Jay Alammar — The Illustrated Transformer. jalammar.github.io/illustrated-transformer · the definitive picture-led explainer.
Stephen Wolfram — What Is ChatGPT Doing… and Why Does It Work? writings.stephenwolfram.com/2023/02/ · book-length essay, very readable.
Neil Lawrence — The Atomic Human. Cambridge ML professor on what AI is, isn’t, and what it means for us.
Sebastian Raschka — Build a Large Language Model (From Scratch). manning.com · if you want to implement one.
Anthropic — Mapping the Mind of a Large Language Model. anthropic.com/research · interpretability — what’s actually inside the network.

A few more good links

AI in general, not just LLMs.

Royal Society lecture — “This is not the AI we were promised”.
Hannah Fry TV series — “AI Confidential”.
Free GitHub Copilot for students (including PhDs) — sign up via the student pack.
Want to run an LLM on your laptop? Ask your favourite assistant about Ollama or LM Studio.

Bonus content

Q. If LLMs only predict one word at a time, how come we see whole sentences — even essays?

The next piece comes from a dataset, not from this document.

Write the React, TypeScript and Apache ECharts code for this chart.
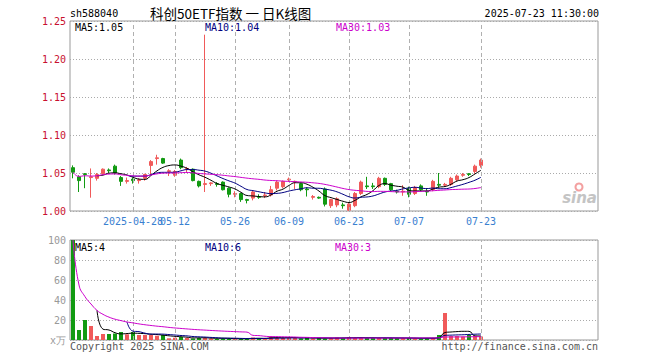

A. After it emits one word, the tooling feeds the prompt plus the new word back into the model to get the next one. Then repeat.

Q. So if it just keeps adding words, how does it ever stop?

A. There’s a special “hidden” word inside the model called <STOP>. When that token comes up, the tool knows to stop feeding text back in. It’s a learned token, used like any other.